Of particular note is Van Creveld’s look at the impact of the nuclear and missile age upon airpower as a stand alone capability. Once considered to be the mainstay of the world’s air forces, the bomber arm ran into technological and doctrinal trouble with the advent of ballistic missiles, ICBM’s, cruise missile capability and nuclear warfare. Following WW2, the air force worked very hard to maintain a role for itself as the only arm capable of carrying out a nuclear strategic strike against an enemy force. However, with the advent of smaller nuclear warheads and an increase in missile range and accuracy, expensive bombers became redundant and gradually have disappeared off of the line of battle as a separate capability. In fact, ironically, increased accuracy of missiles has resulted in a diminishment of the strategic aspect of air ops. That is to say, all targets, regardless of range, may now be considered tactical in nature which constitutes a dramatic change in paradigm.

The canvas of this book is very broad, encompassing comments upon the diminishment of the naval air arm in the post WW2 era, areas of Cold War conflict such as the Middle east, the failure of airpower to be able to effectively come to grips with insurgents in non-traditional combat environments and the challenge of creating doctrine that establishes effective parameters of use for air forces. One of the strengths of this book is the fact that van Creveld makes use of historical examples to reinforce and clarify his observations. This makes it much easier to follow and to understand the applications he discusses.  

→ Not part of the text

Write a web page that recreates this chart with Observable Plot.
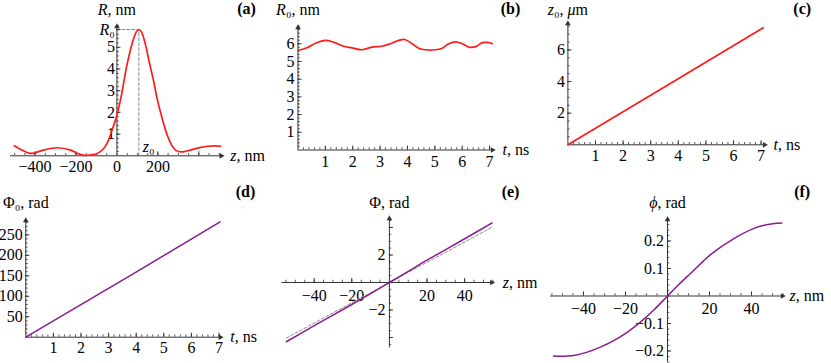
<!DOCTYPE html>
<html><head><meta charset="utf-8">
<script src="https://cdn.jsdelivr.net/npm/d3@7"></script>
<script src="https://cdn.jsdelivr.net/npm/@observablehq/plot@0.6"></script>
<style>
html,body{margin:0;padding:0;background:#fff}
#fig{position:relative;width:831px;height:363px;overflow:hidden;background:#fff}
#fig svg{position:absolute;max-width:none}
</style></head>
<body><div id="fig"></div>
<script>
// ---------- data ----------
// (a) R(z)
const zA = [-502,-460,-424,-390,-356,-291,-226,-190,-161,-130,-96,-70,-47,-25,0,21,47,75,95,107,120,140,156,180,197,220,246,270,287,311,340,376,410,441,475,506];
const rA = [0.46,0.24,0.11,0.17,0.27,0.37,0.26,0.10,0.02,0.04,0.11,0.28,0.6,1.15,1.88,2.75,4.1,5.2,5.72,5.82,5.7,5.1,4.4,3.4,2.6,1.75,0.95,0.45,0.25,0.18,0.22,0.31,0.39,0.44,0.46,0.44];
const z0A = 107, R0A = 5.82, z0LabelY = 0.42;
// (b) R0(t)
const tB = [0,0.33,0.64,1.0,1.3,1.67,1.97,2.33,2.7,3.07,3.37,3.68,3.9,4.17,4.41,4.66,5.02,5.27,5.51,5.75,6.0,6.25,6.5,6.74,6.98,7.1];
const rB = [5.62,5.77,6.03,6.19,6.09,5.86,5.77,5.66,5.81,5.86,6.0,6.19,6.24,6.0,5.75,5.66,5.66,5.75,6.0,6.11,6.0,5.81,5.84,6.06,6.06,6.0];
// (c) z0(t), µm
const tC = [0, 3.5, 7.08];
const zC = [0, 3.66, 7.4];
// (d) Phi0(t), rad
const tD = [0, 3.92, 7.04];
const pD = [0, 156, 281.6];
// (e) Phi(z) and dashed linear reference
const zE = [-54.8,-40,-20,-10,0,10,20,40,54.6];
const pE = [-4.31,-3.14,-1.6,-0.81,0,0.81,1.62,3.18,4.33];
const zEd = [-54.8, 54.6];
const pEd = [-4.04, 4.02];
// (f) phi(z)
const zF = [-54.3,-51,-44.6,-38.2,-32,-25.6,-19.2,-12.9,-6.4,0,5.4,10.8,21.1,31.4,40.6,47.2,54.4];
const pF = [-0.218,-0.219,-0.216,-0.204,-0.186,-0.162,-0.132,-0.095,-0.05,0,0.042,0.081,0.154,0.208,0.244,0.259,0.265];

// ---------- ticks and labels ----------
const xMajA = [-400,-200,200,400], xLabA = [-400,-200,0,200], xMinA = d3.range(-500, 501, 50);
const yMajA = [1,2,3,4,5], yLabA = [1,2,3,4,5], yMinA = d3.range(0.2, 6.01, 0.2);
const xMajB = [1,2,3,4,5,6,7], xLabB = [1,2,3,4,5,6,7], xMinB = d3.range(0.2, 7.19, 0.2);
const yMajB = [1,2,3,4,5,6], yLabB = [1,2,3,4,5,6], yMinB = d3.range(0.2, 7.01, 0.2);
const xMajC = [1,2,3,4,5,6,7], xLabC = [1,2,3,4,5,6,7], xMinC = d3.range(0.2, 7.19, 0.2);
const yMajC = [2,4,6], yLabC = [2,4,6], yMinC = d3.range(0.5, 7.8, 0.5);
const xMajD = [1,2,3,4,5,6,7], xLabD = [1,2,3,4,5,6,7], xMinD = d3.range(0.2, 7.11, 0.2);
const yMajD = [50,100,150,200,250], yLabD = [50,100,150,200,250], yMinD = d3.range(10, 290, 10);
const xMajE = [-40,-20,20,40], xLabE = [-40,-20,20,40], xMinE = d3.range(-55, 56, 5);
const yMajE = [-4,-2,2,4], yLabE = [-2,2], yMinE = d3.range(-4.5, 4.6, 0.5);
const xMajF = [-40,-20,20,40], xLabF = [-40,-20,20,40], xMinF = d3.range(-55, 56, 5);
const yMajF = [-0.2,-0.1,0.1,0.2], yLabF = [-0.2,-0.1,0.1,0.2], yMinF = d3.range(-0.24, 0.281, 0.02);

const titleA = [["R",1],[", nm",0]], xTitleA = [["z",1],[", nm",0]];
const titleB = [["R",1],["\u2080, nm",0]], xTitleB = [["t",1],[", ns",0]];
const titleC = [["z",1],["\u2080, ",0],["\u03bc",1],["m",0]], xTitleC = [["t",1],[", ns",0]];
const titleD = [["\u03a6\u2080, rad",0]], xTitleD = [["t",1],[", ns",0]];
const titleE = [["\u03a6, rad",0]], xTitleE = [["z",1],[", nm",0]];
const titleF = [["\u03d5",1],[", rad",0]], xTitleF = [["z",1],[", nm",0]];
const tags = ["(a)","(b)","(c)","(d)","(e)","(f)"];

// ---------- styling ----------
const AX = "#333333";
const RED = "#ff1a1a";
const PURPLE = "#8a1a8f";
const FONT = '"Liberation Serif", "Times New Roman", Times, serif';
const FS = 16;

const ctx = document.createElement("canvas").getContext("2d");
function tw(s, italic) {
  ctx.font = (italic ? "italic " : "") + FS + 'px "Liberation Serif", serif';
  return ctx.measureText(s).width;
}
function fmt(v) {
  const s = String(Math.abs(+v.toFixed(6)));
  return v < 0 ? "\u2212" + s : s;
}
const TXT = {fontSize: FS, fontFamily: FONT, fill: "black"};
function rich(parts, pos, {anchor = "middle", dx = 0, dy = 0} = {}) {
  const w = parts.map(([s, it]) => tw(s, it));
  const total = d3.sum(w);
  let off = anchor === "middle" ? -total / 2 : anchor === "end" ? -total : 0;
  return parts.map(([s, it], i) => {
    const m = Plot.text([s], {x: () => pos[0], y: () => pos[1], text: d => d, dx: dx + off, dy,
      textAnchor: "start", fontStyle: it ? "italic" : "normal", ...TXT});
    off += w[i];
    return m;
  });
}

function panel(s) {
  const mL = s.px[0] - s.left, mR = s.left + s.width - s.px[1];
  const mT = s.py[1] - s.top, mB = s.top + s.height - s.py[0];
  const kx = (s.px[1] - s.px[0]) / (s.xDomain[1] - s.xDomain[0]);
  const ky = (s.py[0] - s.py[1]) / (s.yDomain[1] - s.yDomain[0]);
  const [xa, xb] = s.xDomain, [ya, yb] = s.yDomain;
  const MAJ = 4, MIN = 2.3;
  const marks = [
    ...(s.extra || []),
    Plot.ruleY([0], {y: d => d, x1: () => xa, x2: () => xb - 2 / kx, stroke: AX, strokeWidth: 1}),
    Plot.ruleX([0], {x: d => d, y1: () => ya, y2: () => yb - 2 / ky, stroke: AX, strokeWidth: 1}),
    Plot.ruleX(s.xMin, {x: d => d, y1: () => 0, y2: () => MIN / ky, stroke: AX, strokeWidth: 0.8}),
    Plot.ruleX(s.xMaj, {x: d => d, y1: () => 0, y2: () => MAJ / ky, stroke: AX, strokeWidth: 1}),
    Plot.ruleY(s.yMin, {y: d => d, x1: () => 0, x2: () => MIN / kx, stroke: AX, strokeWidth: 0.8}),
    Plot.ruleY(s.yMaj, {y: d => d, x1: () => 0, x2: () => MAJ / kx, stroke: AX, strokeWidth: 1}),
    Plot.dot([0], {x: () => xb, y: () => 0, symbol: "triangle", r: 2.1, fill: AX, rotate: 90, dx: -2}),
    Plot.dot([0], {x: () => 0, y: () => yb, symbol: "triangle", r: 2.1, fill: AX, dy: 2}),
    Plot.text(s.xLab, {x: d => d, y: () => 0, dy: s.xLabDy, text: fmt, ...TXT}),
    Plot.text(s.yLab, {x: () => 0, y: d => d, dx: -s.yLabDx, textAnchor: "end", text: fmt, ...TXT}),
    ...rich(s.title, [0, yb], {anchor: "middle", dy: s.titleDy ?? -15}),
    ...rich(s.xTitle, [xb, 0], {anchor: "start", dx: s.xTitleDx}),
    Plot.text([s.tag], {frameAnchor: "top-left", dx: s.tagPos[0] - s.px[0], dy: s.tagPos[1] - s.py[1],
      text: d => d, fontWeight: "bold", textAnchor: "middle", lineAnchor: "middle", ...TXT}),
    ...s.curves
  ];
  const svg = Plot.plot({
    width: s.width, height: s.height,
    marginLeft: mL, marginRight: mR, marginTop: mT, marginBottom: mB,
    x: {domain: s.xDomain, axis: null},
    y: {domain: s.yDomain, axis: null},
    style: {fontFamily: FONT, fontSize: FS + "px", background: "transparent", overflow: "visible"},
    marks
  });
  svg.style.left = s.left + "px";
  svg.style.top = s.top + "px";
  document.getElementById("fig").appendChild(svg);
}

const rows = (xs, ys) => xs.map((x, i) => ({x, y: ys[i]}));
const line = (xs, ys, stroke, extra = {}) =>
  Plot.line(rows(xs, ys), {x: "x", y: "y", stroke, strokeWidth: 1.7, curve: "catmull-rom", ...extra});

// (a)
panel({
  left: 0, top: 0, width: 277, height: 180,
  px: [10, 222.7], py: [155.3, 24], xDomain: [-520, 519], yDomain: [0, 6.05],
  xMaj: xMajA, xMin: xMinA, xLab: xLabA, yMaj: [...yMajA, R0A], yMin: yMinA, yLab: yLabA,
  xLabDy: 11.5, yLabDx: 2, xTitleDx: 7, title: titleA, xTitle: xTitleA,
  tag: tags[0], tagPos: [246, 8.5],
  extra: [
    Plot.line([{x: 0, y: R0A}, {x: z0A, y: R0A}, {x: z0A, y: 0}], {x: "x", y: "y", stroke: "#8c8c8c", strokeWidth: 1, strokeDasharray: "3,2"})
  ],
  curves: [
    line(zA, rA, RED),
    ...rich([["R",1],["\u2080",0]], [0, R0A], {anchor: "end", dx: -2}),
    ...rich([["z",1],["\u2080",0]], [z0A, z0LabelY], {anchor: "start", dx: 4})
  ]
});
// (b)
panel({
  left: 277, top: 0, width: 263, height: 180,
  px: [297.5, 494], py: [149.5, 25], xDomain: [0, 7.18], yDomain: [0, 7.03],
  xMaj: xMajB, xMin: xMinB, xLab: xLabB, yMaj: yMajB, yMin: yMinB, yLab: yLabB,
  xLabDy: 11.5, yLabDx: 3.5, xTitleDx: 8, title: titleB, xTitle: xTitleB, titleDy: -16,
  tag: tags[1], tagPos: [510, 8.5],
  curves: [line(tB, rB, RED)]
});
// (c)
panel({
  left: 540, top: 0, width: 291, height: 180,
  px: [567.4, 766.1], py: [144.3, 21], xDomain: [0, 7.2], yDomain: [0, 7.8],
  xMaj: xMajC, xMin: xMinC, xLab: xLabC, yMaj: yMajC, yMin: yMinC, yLab: yLabC,
  xLabDy: 11.5, yLabDx: 3, xTitleDx: 7, title: titleC, xTitle: xTitleC, titleDy: -12,
  tag: tags[2], tagPos: [801.7, 8.5],
  curves: [line(tC, zC, RED, {curve: "linear"})]
});
// (d)
panel({
  left: 0, top: 180, width: 277, height: 183,
  px: [25.3, 221.8], py: [336.7, 218], xDomain: [0, 7.12], yDomain: [0, 290],
  xMaj: xMajD, xMin: xMinD, xLab: xLabD, yMaj: yMajD, yMin: yMinD, yLab: yLabD,
  xLabDy: 11, yLabDx: 3, xTitleDx: 8, title: titleD, xTitle: xTitleD, titleDy: -16,
  tag: tags[3], tagPos: [245, 191.5],
  curves: [line(tD, pD, PURPLE, {curve: "linear", strokeWidth: 1.5})]
});
// (e)
panel({
  left: 277, top: 180, width: 271, height: 183,
  px: [281.7, 493.3], py: [347.3, 216], xDomain: [-57, 55.5], yDomain: [-4.75, 4.8],
  xMaj: xMajE, xMin: xMinE, xLab: xLabE, yMaj: yMajE, yMin: yMinE, yLab: yLabE,
  xLabDy: 13, yLabDx: 4, xTitleDx: 9, title: titleE, xTitle: xTitleE, titleDy: -14,
  tag: tags[4], tagPos: [510, 191.5],
  curves: [
    line(zEd, pEd, "#8c8c8c", {curve: "linear", strokeWidth: 1, strokeDasharray: "3,2"}),
    line(zE, pE, PURPLE, {strokeWidth: 1.5})
  ]
});
// (f)
panel({
  left: 548, top: 180, width: 283, height: 183,
  px: [550, 784], py: [361.5, 217.1], xDomain: [-55.7, 55.7], yDomain: [-0.24, 0.285],
  xMaj: xMajF, xMin: xMinF, xLab: xLabF, yMaj: yMajF, yMin: yMinF, yLab: yLabF,
  xLabDy: 13, yLabDx: 3.5, xTitleDx: 5, title: titleF, xTitle: xTitleF,
  tag: tags[5], tagPos: [801.7, 191.5],
  curves: [line(zF, pF, PURPLE, {strokeWidth: 1.5})]
});
</script>
</body></html>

Van Creveld’s work outlines several key elements of the airpower story:
1.       Rapid Development: Its rise and capability development has been unprecedented in military history. It may be argued that no other element of military force has benefitted from the advent of both the industrial/technological revolution and the requirements of war;
2.       New View of Warfighting: The development of airpower and its doctrine has had a fundamental impact on the evolution in doctrine of the other branches of the military and the paradigm through which commanders and governments envision and prepare for conflict;
3.       Capability Outpacing Doctrine: The vision of the role, use and effectiveness of airpower has been challenging and controversial due to the fact that capabilities have evolved at a breath-taking rate, precluding the opportunity to draw upon historical precedents to evaluate future focus;
4.       R & D Prohibitively Expensive: Airpower is rapidly becoming a potential victim of its own success in that cost required for research and development is outpacing the national level capacity to fund. This results in fewer states being able to create and maintain cutting edge capability. This in turn results in diminishing markets for sale, higher per unit cost and a subsequent reluctance of national governments to assume risk in the utilization of these assets;
5.       Air Assets and Asymmetric Warfare: The rise of asymmetric style warfare with its emphasis on non-traditional style combat and lack of ‘hard targets’ revealed a series of limitations in the effective utilization of air assets as  an efficient counter to these threats; and
6.       New Technology: The traditional sense that air forces, due to what we may call their ‘individuality and youth’, have always challenged the more traditional aspects of military force now find the challenges coming full circle as they grapple with the concept that technology may be undermining the requirement for manned aircraft and what the role will be for the aircrew of the future.

          Overall, this book represents to the Air force professional and the general reader, a concise synopsis of issues that face not only Air Forces but also governments as they balance defence needs with budgetary constraints. There are some very uncomfortable questions raised by Van Creveld that challenge the very foundations upon which Air Forces are built and developed; questions that need to be asked and debated openly and frankly as we move into the future.